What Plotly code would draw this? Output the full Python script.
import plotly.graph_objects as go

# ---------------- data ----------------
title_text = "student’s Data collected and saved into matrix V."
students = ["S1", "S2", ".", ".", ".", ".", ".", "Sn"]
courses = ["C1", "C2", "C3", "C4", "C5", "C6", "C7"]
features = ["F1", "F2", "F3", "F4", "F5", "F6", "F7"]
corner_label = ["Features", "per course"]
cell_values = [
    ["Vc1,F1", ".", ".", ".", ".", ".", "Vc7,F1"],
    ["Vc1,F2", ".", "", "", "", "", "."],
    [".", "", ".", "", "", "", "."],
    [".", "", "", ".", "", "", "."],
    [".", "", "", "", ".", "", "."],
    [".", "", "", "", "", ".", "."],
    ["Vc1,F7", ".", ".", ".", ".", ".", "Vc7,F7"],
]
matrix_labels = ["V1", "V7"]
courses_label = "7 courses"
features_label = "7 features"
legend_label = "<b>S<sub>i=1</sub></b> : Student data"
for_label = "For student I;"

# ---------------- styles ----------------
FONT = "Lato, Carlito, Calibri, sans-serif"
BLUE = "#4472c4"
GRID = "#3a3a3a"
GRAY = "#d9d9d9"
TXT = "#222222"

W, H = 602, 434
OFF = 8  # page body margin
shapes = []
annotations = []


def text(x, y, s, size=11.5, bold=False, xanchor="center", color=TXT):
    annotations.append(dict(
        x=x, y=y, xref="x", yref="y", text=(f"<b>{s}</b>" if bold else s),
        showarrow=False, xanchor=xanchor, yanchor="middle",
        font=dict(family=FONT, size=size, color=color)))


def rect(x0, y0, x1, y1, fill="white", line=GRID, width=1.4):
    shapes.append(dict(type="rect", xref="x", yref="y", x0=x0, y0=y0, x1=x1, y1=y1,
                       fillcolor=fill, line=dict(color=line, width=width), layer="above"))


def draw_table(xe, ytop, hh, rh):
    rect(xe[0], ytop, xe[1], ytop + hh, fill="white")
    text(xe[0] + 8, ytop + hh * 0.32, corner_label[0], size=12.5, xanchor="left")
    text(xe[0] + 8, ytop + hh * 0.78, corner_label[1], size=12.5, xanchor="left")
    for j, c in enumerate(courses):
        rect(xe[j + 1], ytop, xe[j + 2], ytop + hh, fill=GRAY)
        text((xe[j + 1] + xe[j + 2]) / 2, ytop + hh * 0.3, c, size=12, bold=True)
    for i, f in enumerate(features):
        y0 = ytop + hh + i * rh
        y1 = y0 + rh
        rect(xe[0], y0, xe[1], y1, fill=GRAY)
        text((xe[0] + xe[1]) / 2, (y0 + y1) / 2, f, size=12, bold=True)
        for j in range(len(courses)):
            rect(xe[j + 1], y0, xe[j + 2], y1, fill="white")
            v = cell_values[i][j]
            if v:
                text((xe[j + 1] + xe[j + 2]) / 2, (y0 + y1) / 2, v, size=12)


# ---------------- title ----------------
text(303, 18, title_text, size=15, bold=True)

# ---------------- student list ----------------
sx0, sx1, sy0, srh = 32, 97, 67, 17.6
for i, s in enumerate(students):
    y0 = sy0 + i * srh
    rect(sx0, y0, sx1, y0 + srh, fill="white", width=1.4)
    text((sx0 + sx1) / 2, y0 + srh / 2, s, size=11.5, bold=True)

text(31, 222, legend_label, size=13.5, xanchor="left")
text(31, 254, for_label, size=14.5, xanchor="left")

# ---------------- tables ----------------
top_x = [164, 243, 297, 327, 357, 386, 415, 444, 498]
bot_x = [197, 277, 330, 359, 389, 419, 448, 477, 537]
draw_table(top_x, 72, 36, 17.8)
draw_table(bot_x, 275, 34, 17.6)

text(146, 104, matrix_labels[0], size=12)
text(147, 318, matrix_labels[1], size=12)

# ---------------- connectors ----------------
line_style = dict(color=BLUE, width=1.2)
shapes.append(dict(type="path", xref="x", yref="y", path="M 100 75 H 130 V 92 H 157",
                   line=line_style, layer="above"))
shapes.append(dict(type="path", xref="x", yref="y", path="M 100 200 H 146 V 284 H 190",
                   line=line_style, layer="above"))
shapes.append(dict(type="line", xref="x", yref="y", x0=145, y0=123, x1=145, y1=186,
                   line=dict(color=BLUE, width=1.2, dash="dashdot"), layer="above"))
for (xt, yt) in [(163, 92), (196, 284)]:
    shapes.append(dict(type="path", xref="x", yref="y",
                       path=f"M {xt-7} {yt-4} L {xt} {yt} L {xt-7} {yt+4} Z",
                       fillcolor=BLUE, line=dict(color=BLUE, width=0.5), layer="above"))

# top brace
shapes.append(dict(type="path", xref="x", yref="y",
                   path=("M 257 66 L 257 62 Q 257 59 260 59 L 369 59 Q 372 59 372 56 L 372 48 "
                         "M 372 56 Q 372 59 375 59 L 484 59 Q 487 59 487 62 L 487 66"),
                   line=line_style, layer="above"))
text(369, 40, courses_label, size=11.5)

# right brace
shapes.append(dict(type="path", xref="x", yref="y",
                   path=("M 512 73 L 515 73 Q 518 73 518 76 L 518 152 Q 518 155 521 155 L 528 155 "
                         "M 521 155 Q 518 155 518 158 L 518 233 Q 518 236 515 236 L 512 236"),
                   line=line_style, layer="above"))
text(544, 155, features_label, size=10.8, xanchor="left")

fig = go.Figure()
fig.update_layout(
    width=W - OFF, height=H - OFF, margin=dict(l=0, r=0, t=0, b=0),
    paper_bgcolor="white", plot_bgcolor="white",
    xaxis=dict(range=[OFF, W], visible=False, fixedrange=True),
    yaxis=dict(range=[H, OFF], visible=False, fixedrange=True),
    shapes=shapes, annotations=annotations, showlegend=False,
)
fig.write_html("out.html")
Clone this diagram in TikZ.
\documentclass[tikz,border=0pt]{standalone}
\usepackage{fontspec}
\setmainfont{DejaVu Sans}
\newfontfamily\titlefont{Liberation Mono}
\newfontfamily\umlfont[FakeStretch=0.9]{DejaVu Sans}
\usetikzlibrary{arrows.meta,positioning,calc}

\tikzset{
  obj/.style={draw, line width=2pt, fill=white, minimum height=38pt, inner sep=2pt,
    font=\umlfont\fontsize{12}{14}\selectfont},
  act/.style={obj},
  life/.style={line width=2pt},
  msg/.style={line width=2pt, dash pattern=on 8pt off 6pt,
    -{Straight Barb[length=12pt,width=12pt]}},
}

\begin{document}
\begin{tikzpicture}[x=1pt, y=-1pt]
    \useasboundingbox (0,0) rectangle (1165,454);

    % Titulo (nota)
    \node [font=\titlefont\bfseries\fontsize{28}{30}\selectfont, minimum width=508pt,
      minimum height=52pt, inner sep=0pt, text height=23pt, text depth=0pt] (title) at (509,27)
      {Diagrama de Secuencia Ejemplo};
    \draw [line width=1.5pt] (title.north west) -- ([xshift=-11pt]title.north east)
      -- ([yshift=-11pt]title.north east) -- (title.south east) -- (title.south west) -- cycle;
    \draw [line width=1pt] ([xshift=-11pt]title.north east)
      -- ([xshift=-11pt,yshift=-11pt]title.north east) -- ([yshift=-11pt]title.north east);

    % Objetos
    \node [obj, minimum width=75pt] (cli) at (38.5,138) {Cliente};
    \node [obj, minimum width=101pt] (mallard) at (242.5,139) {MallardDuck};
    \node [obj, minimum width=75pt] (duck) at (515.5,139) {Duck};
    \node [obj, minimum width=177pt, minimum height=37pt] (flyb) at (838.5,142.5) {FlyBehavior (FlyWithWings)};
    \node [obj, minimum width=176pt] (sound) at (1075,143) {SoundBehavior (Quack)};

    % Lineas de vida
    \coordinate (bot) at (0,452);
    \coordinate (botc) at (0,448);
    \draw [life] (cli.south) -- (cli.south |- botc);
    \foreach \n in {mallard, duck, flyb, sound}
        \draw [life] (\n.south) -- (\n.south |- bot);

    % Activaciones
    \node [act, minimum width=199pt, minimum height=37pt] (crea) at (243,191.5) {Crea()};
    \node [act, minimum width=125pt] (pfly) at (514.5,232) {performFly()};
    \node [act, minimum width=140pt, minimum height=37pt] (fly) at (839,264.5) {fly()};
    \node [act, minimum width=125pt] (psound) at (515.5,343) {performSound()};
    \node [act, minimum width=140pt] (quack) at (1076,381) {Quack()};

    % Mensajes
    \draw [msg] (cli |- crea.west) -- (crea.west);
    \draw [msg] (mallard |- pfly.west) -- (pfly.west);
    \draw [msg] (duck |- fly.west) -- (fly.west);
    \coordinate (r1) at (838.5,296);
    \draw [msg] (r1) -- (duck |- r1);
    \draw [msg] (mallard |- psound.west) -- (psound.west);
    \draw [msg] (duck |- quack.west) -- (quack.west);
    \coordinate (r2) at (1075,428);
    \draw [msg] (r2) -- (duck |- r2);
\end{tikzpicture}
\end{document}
-.-.-
(Your objective): Above are the records; print exactly the lines from the line with "Clone this diagram in TikZ." to the line with "(0,0) rectangle (1165,454);", including both, and nothing else.

(Correct response):
Clone this diagram in TikZ.
\documentclass[tikz,border=0pt]{standalone}
\usepackage{fontspec}
\setmainfont{DejaVu Sans}
\newfontfamily\titlefont{Liberation Mono}
\newfontfamily\umlfont[FakeStretch=0.9]{DejaVu Sans}
\usetikzlibrary{arrows.meta,positioning,calc}

\tikzset{
  obj/.style={draw, line width=2pt, fill=white, minimum height=38pt, inner sep=2pt,
    font=\umlfont\fontsize{12}{14}\selectfont},
  act/.style={obj},
  life/.style={line width=2pt},
  msg/.style={line width=2pt, dash pattern=on 8pt off 6pt,
    -{Straight Barb[length=12pt,width=12pt]}},
}

\begin{document}
\begin{tikzpicture}[x=1pt, y=-1pt]
    \useasboundingbox (0,0) rectangle (1165,454);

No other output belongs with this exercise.